*OBJECTIVE*: All lines below must be repeated exactly, with the pictures omitted.

*GIVEN DATA*:
+--

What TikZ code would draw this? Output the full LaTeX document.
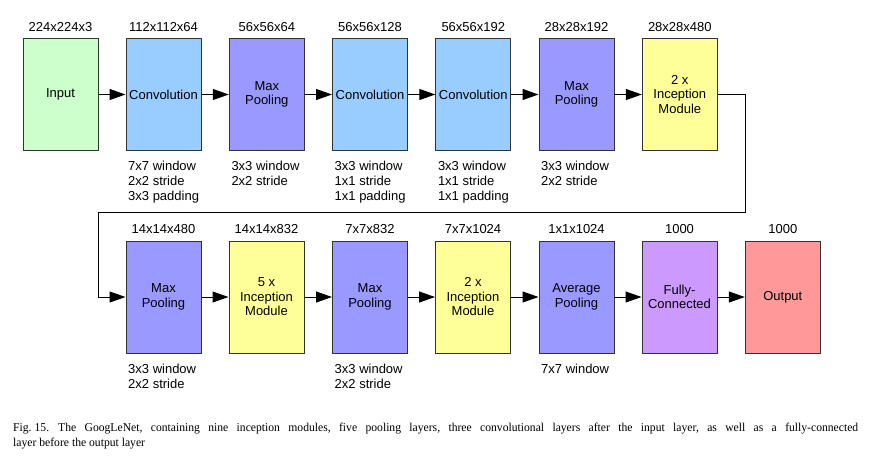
\documentclass[tikz,border=0pt]{standalone}
\usepackage{fontspec}
\setmainfont{Liberation Serif}
\newfontfamily\diagfont{Liberation Sans}
\newfontfamily\capfont{Liberation Serif}[FakeStretch=0.97]
\usetikzlibrary{arrows.meta,calc}
\definecolor{cinput}{HTML}{CCFFCC}
\definecolor{cconv}{HTML}{99CCFF}
\definecolor{cpool}{HTML}{9999FF}
\definecolor{cincep}{HTML}{FFFF99}
\definecolor{cfc}{HTML}{CC99FF}
\definecolor{cout}{HTML}{FF9999}
\definecolor{cborder}{HTML}{333333}
\tikzset{
  layer/.style={draw=cborder, line width=1pt, minimum width=75pt, minimum height=112pt,
    inner sep=0pt, align=center, font=\diagfont\fontsize{13}{14.5}\selectfont},
  dimlabel/.style={anchor=base, inner sep=0pt, font=\diagfont\fontsize{13}{15}\selectfont},
  desc/.style={anchor=north west, inner sep=0pt, align=left, font=\diagfont\fontsize{13}{15}\selectfont},
  flow/.style={line width=1pt, -{Triangle[length=16pt,width=11pt]}},
}
\begin{document}
\begin{tikzpicture}[x=1pt,y=-1pt]
\useasboundingbox[fill=white] (0,0) rectangle (877,459);
% top row
\node[layer, fill=cinput] (in) at (60.5,94.5) {Input};
\node[layer, fill=cconv] (c1) at (163.5,94.5) {Convolution};
\node[layer, fill=cpool] (p1) at (266.8,94.5) {Max\\Pooling};
\node[layer, fill=cconv] (c2) at (370,94.5) {Convolution};
\node[layer, fill=cconv] (c3) at (473.3,94.5) {Convolution};
\node[layer, fill=cpool] (p2) at (576.5,94.5) {Max\\Pooling};
\node[layer, fill=cincep] (i1) at (679.8,94.5) {2 x\\Inception\\Module};
% bottom row
\node[layer, fill=cpool] (p3) at (163.5,297) {Max\\Pooling};
\node[layer, fill=cincep] (i2) at (266.5,297) {5 x\\Inception\\Module};
\node[layer, fill=cpool] (p4) at (370,297) {Max\\Pooling};
\node[layer, fill=cincep] (i3) at (473,297) {2 x\\Inception\\Module};
\node[layer, fill=cpool] (ap) at (576.5,297) {Average\\Pooling};
\node[layer, fill=cfc] (fc) at (679.5,297) {Fully-\\Connected};
\node[layer, fill=cout] (out) at (782.8,297) {Output};
% dimension labels
\foreach \n/\t in {in/224x224x3, c1/112x112x64, p1/56x56x64, c2/56x56x128, c3/56x56x192, p2/28x28x192, i1/28x28x480,
  p3/14x14x480, i2/14x14x832, p4/7x7x832, i3/7x7x1024, ap/1x1x1024, fc/1000, out/1000}
  \node[dimlabel] (dl-\n) at ($(\n.north)+(0,-7)$) {\t};
% descriptions
\node[desc] (d-c1) at ($(c1.south west)+(2.5,10)$) {7x7 window\\2x2 stride\\3x3 padding};
\node[desc] (d-p1) at ($(p1.south west)+(2.5,10)$) {3x3 window\\2x2 stride};
\node[desc] (d-c2) at ($(c2.south west)+(2.5,10)$) {3x3 window\\1x1 stride\\1x1 padding};
\node[desc] (d-c3) at ($(c3.south west)+(2.5,10)$) {3x3 window\\1x1 stride\\1x1 padding};
\node[desc] (d-p2) at ($(p2.south west)+(2.5,10)$) {3x3 window\\2x2 stride};
\node[desc] (d-p3) at ($(p3.south west)+(2.5,10)$) {3x3 window\\2x2 stride};
\node[desc] (d-p4) at ($(p4.south west)+(2.5,10)$) {3x3 window\\2x2 stride};
\node[desc] (d-ap) at ($(ap.south west)+(2.5,10)$) {7x7 window};
% connectors
\draw[flow] (in) -- (c1);
\draw[flow] (c1) -- (p1);
\draw[flow] (p1) -- (c2);
\draw[flow] (c2) -- (c3);
\draw[flow] (c3) -- (p2);
\draw[flow] (p2) -- (i1);
\coordinate (turnA) at (745,94.5);
\coordinate (turnB) at (745,212.5);
\coordinate (turnC) at (98.5,212.5);
\coordinate (turnD) at (98.5,297);
\draw[flow] (i1.east) -- (turnA) -- (turnB) -- (turnC) -- (turnD) -- (p3.west);
\draw[flow] (p3) -- (i2);
\draw[flow] (i2) -- (p4);
\draw[flow] (p4) -- (i3);
\draw[flow] (i3) -- (ap);
\draw[flow] (ap) -- (fc);
\draw[flow] (fc) -- (out);
% caption
\node[anchor=north west, inner sep=0pt, text width=845pt, align=justify,
  font=\capfont\fontsize{12}{15}\selectfont\frenchspacing] (cap) at (13,423) {Fig.\kern0.25em15.\kern0.75em The GoogLeNet, containing nine inception modules, five pooling layers, three convolutional layers after the input layer, as well as a fully-connected\linebreak layer before the output layer};
\end{tikzpicture}
\end{document}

+--

*REPLY*:
What TikZ code would draw this? Output the full LaTeX document.
\documentclass[tikz,border=0pt]{standalone}
\usepackage{fontspec}
\setmainfont{Liberation Serif}
\newfontfamily\diagfont{Liberation Sans}
\newfontfamily\capfont{Liberation Serif}[FakeStretch=0.97]
\usetikzlibrary{arrows.meta,calc}
\definecolor{cinput}{HTML}{CCFFCC}
\definecolor{cconv}{HTML}{99CCFF}
\definecolor{cpool}{HTML}{9999FF}
\definecolor{cincep}{HTML}{FFFF99}
\definecolor{cfc}{HTML}{CC99FF}
\definecolor{cout}{HTML}{FF9999}
\definecolor{cborder}{HTML}{333333}
\tikzset{
  layer/.style={draw=cborder, line width=1pt, minimum width=75pt, minimum height=112pt,
    inner sep=0pt, align=center, font=\diagfont\fontsize{13}{14.5}\selectfont},
  dimlabel/.style={anchor=base, inner sep=0pt, font=\diagfont\fontsize{13}{15}\selectfont},
  desc/.style={anchor=north west, inner sep=0pt, align=left, font=\diagfont\fontsize{13}{15}\selectfont},
  flow/.style={line width=1pt, -{Triangle[length=16pt,width=11pt]}},
}
\begin{document}
\begin{tikzpicture}[x=1pt,y=-1pt]
\useasboundingbox[fill=white] (0,0) rectangle (877,459);
% top row
\node[layer, fill=cinput] (in) at (60.5,94.5) {Input};
\node[layer, fill=cconv] (c1) at (163.5,94.5) {Convolution};
\node[layer, fill=cpool] (p1) at (266.8,94.5) {Max\\Pooling};
\node[layer, fill=cconv] (c2) at (370,94.5) {Convolution};
\node[layer, fill=cconv] (c3) at (473.3,94.5) {Convolution};
\node[layer, fill=cpool] (p2) at (576.5,94.5) {Max\\Pooling};
\node[layer, fill=cincep] (i1) at (679.8,94.5) {2 x\\Inception\\Module};
% bottom row
\node[layer, fill=cpool] (p3) at (163.5,297) {Max\\Pooling};
\node[layer, fill=cincep] (i2) at (266.5,297) {5 x\\Inception\\Module};
\node[layer, fill=cpool] (p4) at (370,297) {Max\\Pooling};
\node[layer, fill=cincep] (i3) at (473,297) {2 x\\Inception\\Module};
\node[layer, fill=cpool] (ap) at (576.5,297) {Average\\Pooling};
\node[layer, fill=cfc] (fc) at (679.5,297) {Fully-\\Connected};
\node[layer, fill=cout] (out) at (782.8,297) {Output};
% dimension labels
\foreach \n/\t in {in/224x224x3, c1/112x112x64, p1/56x56x64, c2/56x56x128, c3/56x56x192, p2/28x28x192, i1/28x28x480,
  p3/14x14x480, i2/14x14x832, p4/7x7x832, i3/7x7x1024, ap/1x1x1024, fc/1000, out/1000}
  \node[dimlabel] (dl-\n) at ($(\n.north)+(0,-7)$) {\t};
% descriptions
\node[desc] (d-c1) at ($(c1.south west)+(2.5,10)$) {7x7 window\\2x2 stride\\3x3 padding};
\node[desc] (d-p1) at ($(p1.south west)+(2.5,10)$) {3x3 window\\2x2 stride};
\node[desc] (d-c2) at ($(c2.south west)+(2.5,10)$) {3x3 window\\1x1 stride\\1x1 padding};
\node[desc] (d-c3) at ($(c3.south west)+(2.5,10)$) {3x3 window\\1x1 stride\\1x1 padding};
\node[desc] (d-p2) at ($(p2.south west)+(2.5,10)$) {3x3 window\\2x2 stride};
\node[desc] (d-p3) at ($(p3.south west)+(2.5,10)$) {3x3 window\\2x2 stride};
\node[desc] (d-p4) at ($(p4.south west)+(2.5,10)$) {3x3 window\\2x2 stride};
\node[desc] (d-ap) at ($(ap.south west)+(2.5,10)$) {7x7 window};
% connectors
\draw[flow] (in) -- (c1);
\draw[flow] (c1) -- (p1);
\draw[flow] (p1) -- (c2);
\draw[flow] (c2) -- (c3);
\draw[flow] (c3) -- (p2);
\draw[flow] (p2) -- (i1);
\coordinate (turnA) at (745,94.5);
\coordinate (turnB) at (745,212.5);
\coordinate (turnC) at (98.5,212.5);
\coordinate (turnD) at (98.5,297);
\draw[flow] (i1.east) -- (turnA) -- (turnB) -- (turnC) -- (turnD) -- (p3.west);
\draw[flow] (p3) -- (i2);
\draw[flow] (i2) -- (p4);
\draw[flow] (p4) -- (i3);
\draw[flow] (i3) -- (ap);
\draw[flow] (ap) -- (fc);
\draw[flow] (fc) -- (out);
% caption
\node[anchor=north west, inner sep=0pt, text width=845pt, align=justify,
  font=\capfont\fontsize{12}{15}\selectfont\frenchspacing] (cap) at (13,423) {Fig.\kern0.25em15.\kern0.75em The GoogLeNet, containing nine inception modules, five pooling layers, three convolutional layers after the input layer, as well as a fully-connected\linebreak layer before the output layer};
\end{tikzpicture}
\end{document}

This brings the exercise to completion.